Parametric equations allow us to describe a curve or a geometric shape using a third variable, usually denoted by \( t \). This is different from the traditional way of expressing functions with symbols like \( y = f(x) \). Each of the coordinates, \( x \) and \( y \), is expressed as a separate function of the parameter \( t \). This method is particularly useful when the relationship between \( x \) and \( y \) cannot be easily expressed as a single function. For example, Lissajous curves and the trajectory of projectiles are best modeled using parametric equations. In this exercise, the given equations \( x = t - t^2 \) and \( y = \frac{4}{3}t^{3/2} \) describe a path by connecting points as \( t \) varies from 1 to 2. This allows a more comprehensive description for complex and smooth curves.

Integral calculus is a branch of mathematics that deals with the accumulation of quantities and the areas under or between curves. In the context of this exercise, we're using integral calculus to find the length of a curve represented by parametric equations. By setting up an integral, we can calculate the entire length of the curve between two points. If we think of derivatives as the rate of change, in integral calculus, we're trying to "add up" small bits of changes to find a total. When faced with a parametric curve, integrating gives us the total distance along the curve by "adding" up all the infinitesimally small segments of the curve between the bounds \( t = 1 \) and \( t = 2 \).

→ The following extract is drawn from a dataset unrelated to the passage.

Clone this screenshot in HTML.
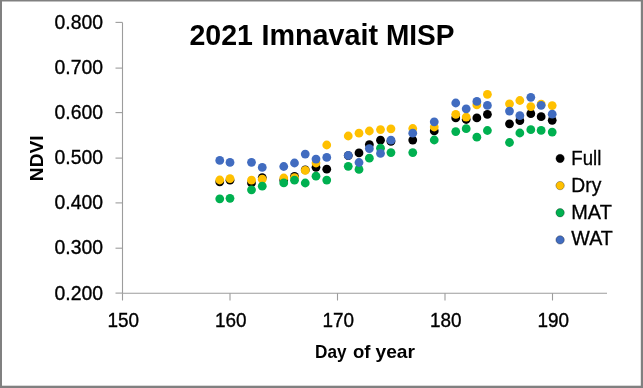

This technique shows how powerful integral calculus is in understanding and solving real-world problems.

Derivatives measure how a function changes as its input changes—essentially giving us the "slope" or "rate of change" at any point along the curve. In this exercise, our task is to find the derivatives of the parametric functions \( x(t) = t - t^2 \) and \( y(t) = \frac{4}{3}t^{3/2} \). The derivative for \( x \) with respect to \( t \) is calculated as \( \frac{dx}{dt} = 1 - 2t \), which tells us how quickly the \( x \)-coordinate is changing as \( t \) changes. Similarly, the derivative \( \frac{dy}{dt} = 2t^{1/2} \) informs us about the rate of change of the \( y \)-coordinate. These derivatives are crucial because they are used in the arc length formula to determine the overall change and shape of the curve.

The arc length formula helps us determine the length of a curve defined by parametric equations. The formula is given by:

• \[ L = \int_a^b \sqrt{\left(\frac{dx}{dt}\right)^2 + \left(\frac{dy}{dt}\right)^2} \, dt \]

This equation takes into account the changes in both the \( x \) and \( y \) direction as \( t \) varies from \( a \) to \( b \). By finding the square root of the sum of the squares of the derivatives \( \frac{dx}{dt} \) and \( \frac{dy}{dt} \), we essentially find the hypotenuse of tiny right triangles formed by horizontal and vertical changes along the curve. Then, integrating over an interval \([a, b]\) sums up these infinitesimally small changes to compute the total length of the curve. In this specific exercise, the formula is simplified and evaluated over the interval from 1 to 2, using numerical methods or a calculator to approximate the length of the curve.